顎紐カバーは、肌に触れる面は起毛、外側は見た目に配慮した合皮が採用されており、イヤーカップは帽体に差し込んで脱着します。インカムを使用しない時は装着しておくことで、耳回りへの巻き上げ風を防ぐなど、静粛性に効果があります。
内装を外した帽体側を見てみると、深めのスピーカーホールが確認できました。たいていのインカム用スピーカーを収めることができるでしょう。
チンガードの裏側は、木の年輪を彷彿させるようなパターンになっていることに気が付きました。アドベンチャーヘルメットらしく、アウトドアを感じさせます。
ホーネットADVの重さ
ホーネットADV(マットディープグレー/Mサイズ)の重さを図ってみたところ、1640gでした。
試乗する前だったため、オプションのブレスガード/ピンロックシート/チンカーテンの3つを付けた状態での測定でしたが、バイザーが付いているアドベンチャーヘルメットとしては軽量といえるでしょう。
※ヘルメットは製造時に重さに個体差が生じます。また単色とグラフィックモデルだと、後者の方が使う塗料やステッカーの量が多くなるので重くなる傾向があります。
ホーネットADVのフィット感
筆者はArai/SHOEI/KabutoいずれもMサイズ。ふだん着用しているSHOEIのヘルメットは、縦横ともにパーソナルフィッティングでクッションを追加しています。
ホーネットADVもMサイズでピッタリでしたが、被り口が広くて脱着がしやすく、チークパッドの圧迫も弱め。
SHOEIの他フルフェイスヘルメットと比べると、頬全体ではなく、下半分がフィットしている印象でした。
CRF250ラリーに乗ってホーネットADVを使ってみた
まさにホーネットADVにピッタリのバイク・CRF250ラリーに乗って性能をチェックしてみました。
気温30度、風は弱めの状況でしたが、バイザーがついているのに風切り音を感じず、チークパッドが首まわりにしっかりフィットし、チンカーテンを付けることでヘルメット内に巻き込みの風が入ってくることもありません。
視界は広く、ピンロックシートの曇り止め効果は抜群。さらに口元も広めなので、フルフェイスヘルメットが窮屈で苦手という方にもピッタリ。
最初に被った時の印象としては、若干重量バランスを前側に感じたため、バイザーが付いていることで走行風による抵抗を感じているのかと思いましたが、高速道路走行中やレーンチェンジで顔を横に振った時なども抵抗を感じることがありませんでした。
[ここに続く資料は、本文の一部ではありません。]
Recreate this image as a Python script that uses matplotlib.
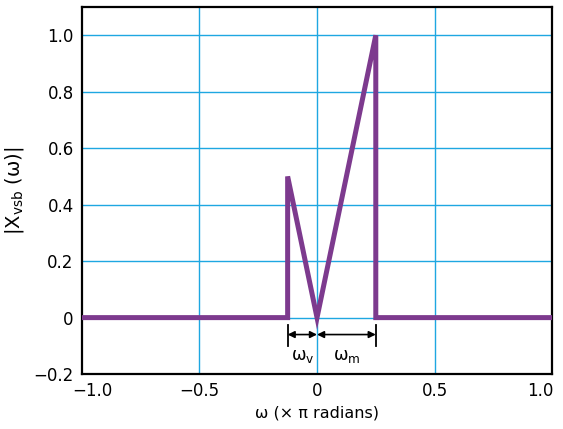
import matplotlib
matplotlib.use("Agg")
import matplotlib.pyplot as plt

# Data
omega = [-1.0, -0.125, -0.125, 0.0, 0.25, 0.25, 1.0]
mag = [0.0, 0.0, 0.5, 0.0, 1.0, 0.0, 0.0]
omega_v = [-0.125, 0.0]
omega_m = [0.0, 0.25]
xticks = [-1.0, -0.5, 0.0, 0.5, 1.0]
xticklabels = ["\u22121.0", "\u22120.5", "0", "0.5", "1.0"]
yticks = [-0.2, 0.0, 0.2, 0.4, 0.6, 0.8, 1.0]
yticklabels = ["\u22120.2", "0", "0.2", "0.4", "0.6", "0.8", "1.0"]

plt.rcParams['font.family'] = ['DejaVu Sans']
plt.rcParams['mathtext.default'] = 'regular'
fig = plt.figure(figsize=(5.63, 4.29), dpi=100)
ax = fig.add_axes([0.1456, 0.128, 0.835, 0.8557])

grid_c = '#1ea7e1'
for x in xticks[1:-1]:
    ax.axvline(x, color=grid_c, lw=1.0, zorder=1)
for y in yticks[1:]:
    ax.axhline(y, color=grid_c, lw=1.0, zorder=1)

ax.plot(omega, mag, color='#7d3a8e', lw=3.6, solid_joinstyle='miter', zorder=3)

# annotation arrows
ya = -0.06
for x in [omega_v[0], omega_m[1]]:
    ax.plot([x, x], [-0.025, -0.1], color='black', lw=1.3, zorder=4)
for seg in (omega_v, omega_m):
    ax.annotate('', xy=(seg[0], ya), xytext=(seg[1], ya),
                arrowprops=dict(arrowstyle='<|-|>', color='black', lw=1.2,
                                mutation_scale=10, shrinkA=0, shrinkB=0), zorder=4)
ax.text(sum(omega_v) / 2, -0.135, '\u03c9$_v$', ha='center', va='center', fontsize=12.5)
ax.text(sum(omega_m) / 2, -0.135, '\u03c9$_m$', ha='center', va='center', fontsize=12.5)

ax.set_xlim(-1, 1)
ax.set_ylim(-0.2, 1.1)
ax.set_xticks(xticks)
ax.set_xticklabels(xticklabels)
ax.set_yticks(yticks)
ax.set_yticklabels(yticklabels)
ax.tick_params(length=0, labelsize=12, pad=6)
labs = ax.get_xticklabels()
labs[-1].set_horizontalalignment('right')
labs[0].set_horizontalalignment('left')
from matplotlib.transforms import ScaledTranslation
labs[-1].set_transform(labs[-1].get_transform() + ScaledTranslation(0.01, 0, fig.dpi_scale_trans))
labs[0].set_transform(labs[0].get_transform() + ScaledTranslation(-0.10, 0, fig.dpi_scale_trans))
for s in ax.spines.values():
    s.set_linewidth(1.6)
ax.set_xlabel('\u03c9 (\u00d7 \u03c0 radians)', fontsize=11.5, labelpad=4)
ax.set_ylabel('|X$_{vsb}$ (\u03c9)|', fontsize=14, labelpad=5)

fig.savefig('out.png', dpi=100)
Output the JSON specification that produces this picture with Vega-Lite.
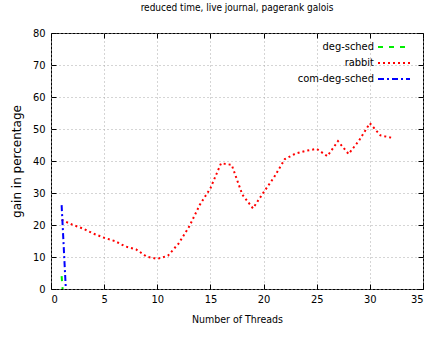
{
  "$schema": "https://vega.github.io/schema/vega-lite/v6.json",
  "width": 372,
  "height": 256,
  "autosize": {"type": "none"},
  "padding": {"left": 51, "top": 33, "right": 6, "bottom": 48},
  "background": "white",
  "title": {
    "text": "reduced time, live journal, pagerank galois",
    "font": "DejaVu Sans Condensed",
    "fontSize": 10,
    "fontWeight": "normal",
    "color": "#000",
    "anchor": "middle",
    "offset": 14
  },
  "config": {
    "view": {"stroke": "#000", "strokeWidth": 1},
    "axis": {
      "labelFont": "DejaVu Sans Condensed",
      "labelFontSize": 11,
      "labelColor": "#000",
      "titleFont": "DejaVu Sans Condensed",
      "titleFontSize": 10.5,
      "titleFontWeight": "normal",
      "titleColor": "#000",
      "domain": false,
      "tickColor": "#000",
      "tickSize": -5,
      "gridColor": "#aaa",
      "gridDash": [1, 3],
      "gridWidth": 1
    }
  },
  "data": {
    "values": [
      {"threads": 1, "gain": 4, "series": "deg-sched"},
      {"threads": 2, "gain": -40, "series": "deg-sched"},
      {"threads": 1, "gain": 21.6, "series": "rabbit"},
      {"threads": 2, "gain": 20.1, "series": "rabbit"},
      {"threads": 3, "gain": 18.9, "series": "rabbit"},
      {"threads": 4, "gain": 17.3, "series": "rabbit"},
      {"threads": 5, "gain": 16, "series": "rabbit"},
      {"threads": 6, "gain": 15, "series": "rabbit"},
      {"threads": 7, "gain": 13.3, "series": "rabbit"},
      {"threads": 8, "gain": 12.4, "series": "rabbit"},
      {"threads": 9, "gain": 10.1, "series": "rabbit"},
      {"threads": 10, "gain": 9.4, "series": "rabbit"},
      {"threads": 11, "gain": 10.4, "series": "rabbit"},
      {"threads": 12, "gain": 14.2, "series": "rabbit"},
      {"threads": 13, "gain": 19.5, "series": "rabbit"},
      {"threads": 14, "gain": 26.3, "series": "rabbit"},
      {"threads": 15, "gain": 31.5, "series": "rabbit"},
      {"threads": 16, "gain": 39.3, "series": "rabbit"},
      {"threads": 17, "gain": 38.8, "series": "rabbit"},
      {"threads": 18, "gain": 29.5, "series": "rabbit"},
      {"threads": 19, "gain": 25.2, "series": "rabbit"},
      {"threads": 20, "gain": 30.2, "series": "rabbit"},
      {"threads": 21, "gain": 35, "series": "rabbit"},
      {"threads": 22, "gain": 40.6, "series": "rabbit"},
      {"threads": 23, "gain": 42.3, "series": "rabbit"},
      {"threads": 24, "gain": 43.2, "series": "rabbit"},
      {"threads": 25, "gain": 43.8, "series": "rabbit"},
      {"threads": 26, "gain": 41.5, "series": "rabbit"},
      {"threads": 27, "gain": 46.2, "series": "rabbit"},
      {"threads": 28, "gain": 42.2, "series": "rabbit"},
      {"threads": 29, "gain": 46.5, "series": "rabbit"},
      {"threads": 30, "gain": 51.8, "series": "rabbit"},
      {"threads": 31, "gain": 48, "series": "rabbit"},
      {"threads": 32, "gain": 47.3, "series": "rabbit"},
      {"threads": 1, "gain": 26.2, "series": "com-deg-sched"},
      {"threads": 2, "gain": -40, "series": "com-deg-sched"}
    ]
  },
  "layer": [
    {
      "mark": {"type": "line", "strokeWidth": 2, "clip": true},
      "encoding": {
        "x": {
          "field": "threads", "type": "quantitative",
          "scale": {"domain": [0, 35], "nice": false},
          "axis": {"values": [0, 5, 10, 15, 20, 25, 30, 35], "title": "Number of Threads", "labelPadding": 9, "titlePadding": 10, "grid": true}
        },
        "y": {
          "field": "gain", "type": "quantitative",
          "scale": {"domain": [0, 80], "nice": false},
          "axis": {"values": [0, 10, 20, 30, 40, 50, 60, 70, 80], "title": "gain in percentage", "titleFont": "DejaVu Sans", "titleFontSize": 12, "labelPadding": 11, "titlePadding": 9, "grid": true}
        },
        "color": {
          "field": "series", "type": "nominal",
          "scale": {"domain": ["deg-sched", "rabbit", "com-deg-sched"], "range": ["#00ee00", "#ff0000", "#0000ff"]},
          "legend": {
            "title": null,
            "orient": "none",
            "legendX": 337,
            "legendY": 8,
            "symbolType": "M-3.2,0H3.2",
            "symbolSize": 100,
            "symbolStrokeWidth": 2,
            "labelAlign": "right",
            "labelOffset": -26,
            "labelFont": "DejaVu Sans Condensed",
            "labelFontSize": 11,
            "labelColor": "#000",
            "rowPadding": 5,
            "padding": 0
          }
        },
        "strokeDash": {
          "field": "series", "type": "nominal",
          "scale": {"domain": ["deg-sched", "rabbit", "com-deg-sched"], "range": [[5, 6], [2, 3], [6, 3, 2, 3]]},
          "legend": {
            "title": null,
            "orient": "none",
            "legendX": 337,
            "legendY": 8,
            "symbolType": "M-3.2,0H3.2",
            "symbolSize": 100,
            "symbolStrokeWidth": 2,
            "labelAlign": "right",
            "labelOffset": -26,
            "labelFont": "DejaVu Sans Condensed",
            "labelFontSize": 11,
            "labelColor": "#000",
            "rowPadding": 5,
            "padding": 0
          }
        }
      }
    },
    {
      "mark": {"type": "point", "opacity": 0},
      "encoding": {
        "x": {
          "field": "threads", "type": "quantitative",
          "axis": {"orient": "top", "values": [0, 5, 10, 15, 20, 25, 30, 35], "labels": false, "title": null, "grid": false}
        },
        "y": {
          "field": "gain", "type": "quantitative",
          "axis": {"orient": "right", "values": [0, 10, 20, 30, 40, 50, 60, 70, 80], "labels": false, "title": null, "grid": false}
        }
      }
    }
  ],
  "resolve": {"axis": {"x": "independent", "y": "independent"}}
}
しばらく走った後にベンチレーションを開けてみましたが、操作はグローブをしていても操作ノブの節度を感じやすく、簡単でした。
下道の低速走行でも額のベンチレーション効果は感じやすく、60km/hぐらいからは頭頂部も機能し始め、頭全体が涼しくなります。
口元に関しては、軽く風が入ってくる程度で、スピードを上げていっても効果は変わりませんでした。CRF250ラリーはコンパクトですが、スクリーンが装着されているため、ウインドプロテクション効果で口回りへの風が弱かった可能性もあるかもしれません。
静かなヘルメットが欲しい人にお勧め!
色々なヘルメットを仕事で借りていますが、ホーネットADVについて特に際立って素晴らしいと感じたのは、静粛性です。
CL250やVストロームSXなどアドベンチャーバイクのラインナップが増えてきているので、バイクに合ったデザインのヘルメットが欲しいという方にもお勧めですが、モトブログの撮影などで静かなヘルメットが欲しいという方にもお勧めです。